An optical pump-probe technique is demonstrated to resolve in situ the nanometer size SHEL displacement of a beam transmitted inside an absorptive material. Three different types of optical interactions in silicon and GaAs demonstrate the technique’s general applicability. First, resonant ∼150 fs pump and probe pulses at λ = 820 nm resolve the SHEL displacement via free-carrier absorption in a 10 μm thick silicon sample. The measured SHEL displacements for a p-polarized probe beam are obtained between −10 to 150 nm as a function of the angle of incidence on the sample. Different angles of incidence are achieved by keeping a fixed angular separation between the pump and the probe beams while rotating the sample about the axis perpendicular to the plane of incidence.
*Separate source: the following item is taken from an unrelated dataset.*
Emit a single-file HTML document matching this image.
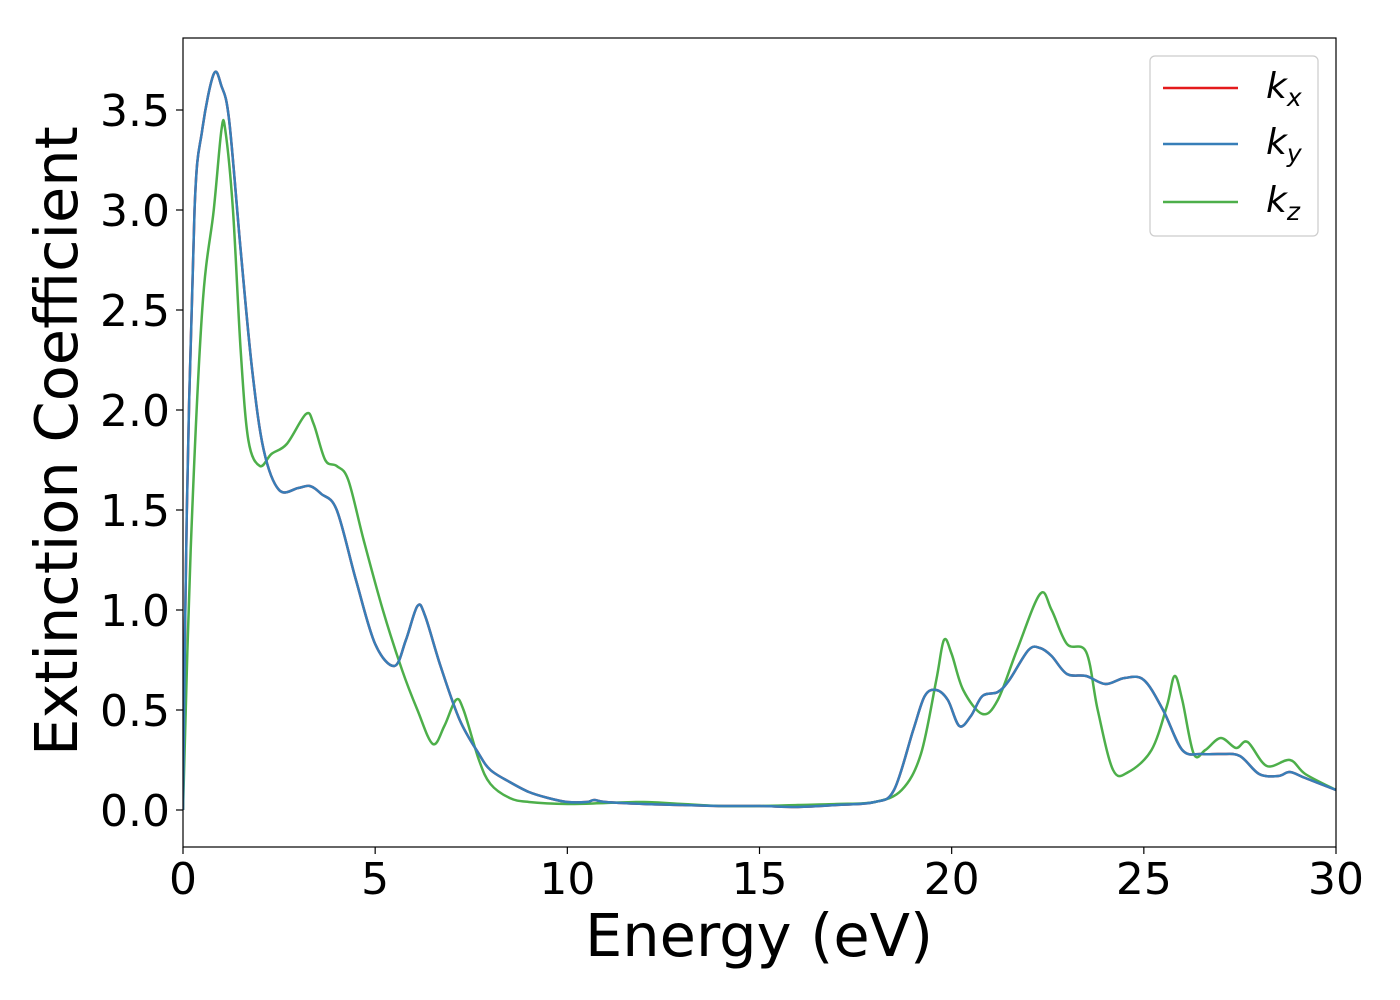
<!DOCTYPE html>
<html><head><meta charset="utf-8"><style>body{margin:0;background:#fff}svg{display:block;font-family:"DejaVu Sans","Liberation Sans",sans-serif}</style></head>
<body>
<svg id="chart" width="1400" height="1000" viewBox="0 0 1400 1000"></svg>
<script>
const xTicks=[0,5,10,15,20,25,30];
const yTicks=[0.0,0.5,1.0,1.5,2.0,2.5,3.0,3.5];
const seriesNames=["kx","ky","kz"];
const kxyE=[0,0.1,0.3,0.5,0.8,1.0,1.2,1.5,1.8,2.1,2.5,3.0,3.3,3.6,4.0,4.5,5.0,5.5,5.8,6.1,6.3,6.7,7.2,7.7,8.0,8.5,9.0,9.5,10,10.5,10.7,11,12,13,14,15,16,17,18,18.5,19,19.3,19.6,19.9,20.2,20.5,20.8,21.2,21.5,22,22.3,22.6,23,23.5,24,24.5,25,25.5,26,26.5,27,27.5,28,28.5,28.8,29.2,30];
const kxyV=[0,1.5,3.0,3.4,3.68,3.62,3.45,2.8,2.2,1.8,1.6,1.61,1.62,1.58,1.5,1.15,0.83,0.72,0.85,1.02,0.97,0.72,0.45,0.28,0.2,0.14,0.09,0.06,0.04,0.04,0.05,0.04,0.03,0.025,0.02,0.02,0.015,0.025,0.04,0.1,0.4,0.57,0.6,0.55,0.42,0.47,0.57,0.59,0.65,0.8,0.81,0.77,0.68,0.67,0.63,0.66,0.65,0.5,0.3,0.28,0.28,0.27,0.18,0.17,0.19,0.16,0.1];
const kzE=[0,0.2,0.5,0.8,1.0,1.1,1.3,1.5,1.7,2.0,2.3,2.7,3.2,3.4,3.7,4.0,4.3,4.7,5.2,5.7,6.1,6.5,6.8,7.1,7.3,7.7,8.0,8.5,9,10,11,12,13,14,15,16,17,18,18.7,19.2,19.6,19.8,20.0,20.3,20.8,21.2,21.7,22.3,22.6,23,23.5,23.8,24.2,24.6,25.2,25.6,25.8,26.0,26.3,26.6,27,27.4,27.7,28.2,28.8,29.2,30];
const kzV=[0,1.3,2.5,3.0,3.40,3.40,3.0,2.3,1.85,1.72,1.78,1.83,1.98,1.93,1.75,1.72,1.65,1.35,1.0,0.7,0.5,0.33,0.42,0.55,0.5,0.25,0.13,0.06,0.04,0.03,0.035,0.04,0.03,0.02,0.02,0.025,0.03,0.04,0.1,0.28,0.65,0.85,0.78,0.6,0.48,0.55,0.8,1.08,1.0,0.83,0.79,0.5,0.2,0.19,0.3,0.52,0.67,0.55,0.28,0.3,0.36,0.31,0.34,0.22,0.25,0.18,0.1];
const L=183,R=1336,T=38,B=847;
const X=v=>L+(v-0)/30*(R-L);
const Y=v=>810-v*200;
const svg=document.getElementById('chart');const NS="http://www.w3.org/2000/svg";
function mk(t,a,p){const e=document.createElementNS(NS,t);for(const k in a)e.setAttribute(k,a[k]);(p||svg).appendChild(e);return e;}
function path(E,V){const p=E.map((e,i)=>[X(e),Y(V[i])]);let d=`M${p[0][0]},${p[0][1]}`;for(let i=0;i<p.length-1;i++){const p0=p[Math.max(0,i-1)],p1=p[i],p2=p[i+1],p3=p[Math.min(p.length-1,i+2)];d+=` C${p1[0]+(p2[0]-p0[0])/6},${p1[1]+(p2[1]-p0[1])/6} ${p2[0]-(p3[0]-p1[0])/6},${p2[1]-(p3[1]-p1[1])/6} ${p2[0]},${p2[1]}`;}return d;}
const g=mk('g',{'clip-path':'url(#c)'});
const cp=mk('clipPath',{id:'c'});mk('rect',{x:L,y:T,width:R-L,height:B-T},cp);
let e;
e=mk('path',{d:path(kxyE,kxyV),fill:'none',stroke:'#e41a1c','stroke-width':2.5},g);

e=mk('path',{d:path(kzE,kzV),fill:'none',stroke:'#4daf4a','stroke-width':2.5},g);

e=mk('path',{d:path(kxyE,kxyV),fill:'none',stroke:'#377eb8','stroke-width':2.5},g);

e=mk('rect',{x:L,y:T,width:R-L,height:B-T,fill:'none',stroke:'#000','stroke-width':1.2});

xTicks.forEach(t=>{mk('line',{x1:X(t),x2:X(t),y1:B,y2:B+7,stroke:'#000','stroke-width':1.2});
e=mk('text',{x:X(t),y:894,'font-size':44,'text-anchor':'middle'});e.textContent=t;
});
yTicks.forEach(t=>{mk('line',{x1:L-7,x2:L,y1:Y(t),y2:Y(t),stroke:'#000','stroke-width':1.2});
e=mk('text',{x:170,y:Y(t)+16,'font-size':44,'text-anchor':'end'});e.textContent=t.toFixed(1);
});
e=mk('text',{x:759,y:956,'font-size':59,'text-anchor':'middle'});e.textContent='Energy (eV)';

e=mk('text',{x:77,y:441,'font-size':59,'text-anchor':'middle',transform:'rotate(-90 77 441)'});e.textContent='Extinction Coefficient';

const lg=mk('g',{});
mk('rect',{x:1150,y:56,width:168,height:180,rx:5,fill:'#fff',stroke:'#ccc','stroke-width':1.2},lg);
const cols=['#e41a1c','#377eb8','#4daf4a'],subs=['x','y','z'],ys=[88,144,202];
seriesNames.forEach((n,i)=>{mk('line',{x1:1163,x2:1238,y1:ys[i],y2:ys[i],stroke:cols[i],'stroke-width':2.5},lg);
const t=mk('text',{x:1266,y:ys[i]+10,'font-size':36,'font-style':'italic'},lg);

const a=mk('tspan',{},t);a.textContent='k';const b=mk('tspan',{'font-size':25,dy:8},t);b.textContent=subs[i];});
</script>
</body></html>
In another experiment, an optically thin (500 nm thick) GaAs sample allows one to use Pauli-blocking as an optical interaction to investigate the polarization and angular dependence of the SHEL in the probe beam. For such a polarization-dependent imaging technique, the SHEL displacement in the pump beam also contributes to the measured signal and is evaluated experimentally. A probe beam at normal incidence is used to measure a SHEL displacement of ∼180 nm in a transmitted p-polarized pump beam impinging on the sample with an angle of incidence of 55 degrees. Finally, two-photon absorption is used to resolve the SHEL in a (001) oriented 500 μm thick GaAs wafer using an optical source generating sub-bandgap radiation (λ = 1550 nm) with a pulse duration of 120 fs. Linearly p- and s- co-polarized pump and probe beams are also used to investigate the polarization dependence of the SHEL. All the experimental results obtained using these different optical interactions agree with the theory within the experimental error.
Finally, analytical expressions of the shifts experienced by the circular components of a beam impinging at an interface between two optical media are also derived for an incident beam with an arbitrary spatial distribution.